If you want an analogy, consider sexuality. Someone who is gynosexual is not interested in every woman or most women. The very broad term is obscuring the large amount of work necessary to establish what sort of intimate relationship any particular gynosexual person wants to be in. The work is necessarily personal. (To meet "wants", yes it is personal, no matter how many cultures have had arranged marriages.)
So, anyway -- public significance of gender starts with patriarchy which starts with bribing your army with women as property back in the Neolithic somewhere. You don't get to a just society -- there is no just patriarchy -- while maintaining the public significance of gender. Any "manliness" that's ascribed generality, rather than temporally and personally -- these are the people who know what this means -- locality is perpetuating the attachment of necessity to injustice.
It's a mistake everybody needs to stop committing for themselves; it's the "am I who I want to be?" "What purpose does it serve to act like that?", "Am I trustworthy?" questions. It's work.
It presents the possibility of a good outcome.
I have a cover for The Human Dress. I have about 4,000 changes left to review.
I have a cover for Under One Banner. The dedicant liked it. The copy-editor has it, and has been afflicted with mischief since they got it to such an extent that I could wish to send Halt to visit until said editor's surroundings and circumstances commenced to be better behaved.
The building I live in has been sold to a developer; I'll be moving sometime March. I have a place to go to, but it's sufficiently far away that the logistics present challenges. (One may not transport cats in rental cars, for example.) Work is being good about this. (It does not harm that I'm headed in a direction convenient to work's future plans.) This does nothing good for the book schedule, not least in terms of predictability.

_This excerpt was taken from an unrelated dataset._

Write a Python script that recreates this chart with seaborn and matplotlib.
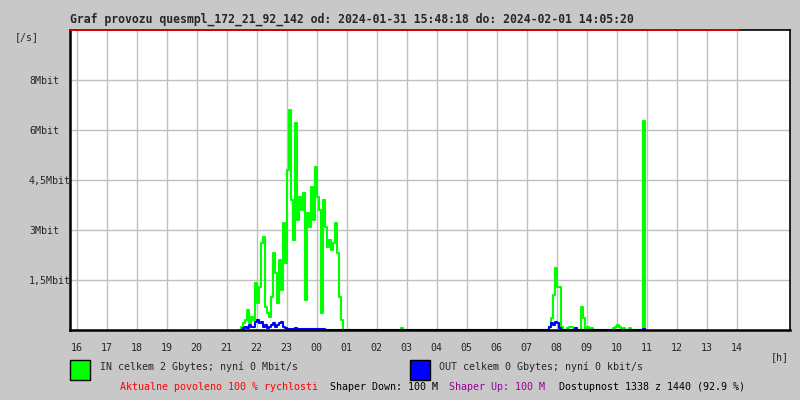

So -- not dead. Still working on books. But packing has to come first.
12 February 2018
From: Graydon [address obscured]
To: firstname.lastname@example.org, Jody.Wilson-Raybould@parl.gc.ca
Subject: if fear excuses
If fear excuses -- if what I feel renders it acceptable to discharge a
firearm at a fellow-citizen -- then the next time a car cuts me off
while I'm cycling, I can do my best to shoot the driver. I will have
been afraid; I will have been at immediate risk of death.
If fear excuses -- if what I feel renders it acceptable to discharge a
firearm at a fellow-citizen -- then it's completely right and proper to
find the people trying to fund tar sands projects and shoot them,
because they're participating in a project that's surpassingly,
terrifyingly likely to kill us all by breaking agriculture long before
the seas come up or the great plains of North America become a desert.
I am afraid; if the death risked is not immediate, it is soon, and
If fear excuses -- if I what I feel renders it acceptable to discharge a
firearm at a fellow-citizen -- then there is no peace, only panic.
You job and your oath require of you that you take the precedent of the
present result of the trial of Gerald Stanley and grind it into dust.
Leave aside, narrowly, that the jobs and oaths of your governments
require much of you that is not done with respect to the First Nations
peoples of Canada; leave aside, narrowly, that the present's ongoing
habits of genocide are a blight and a stain on anything that Canada
might hope to become.
Do the one narrow certain thing you must.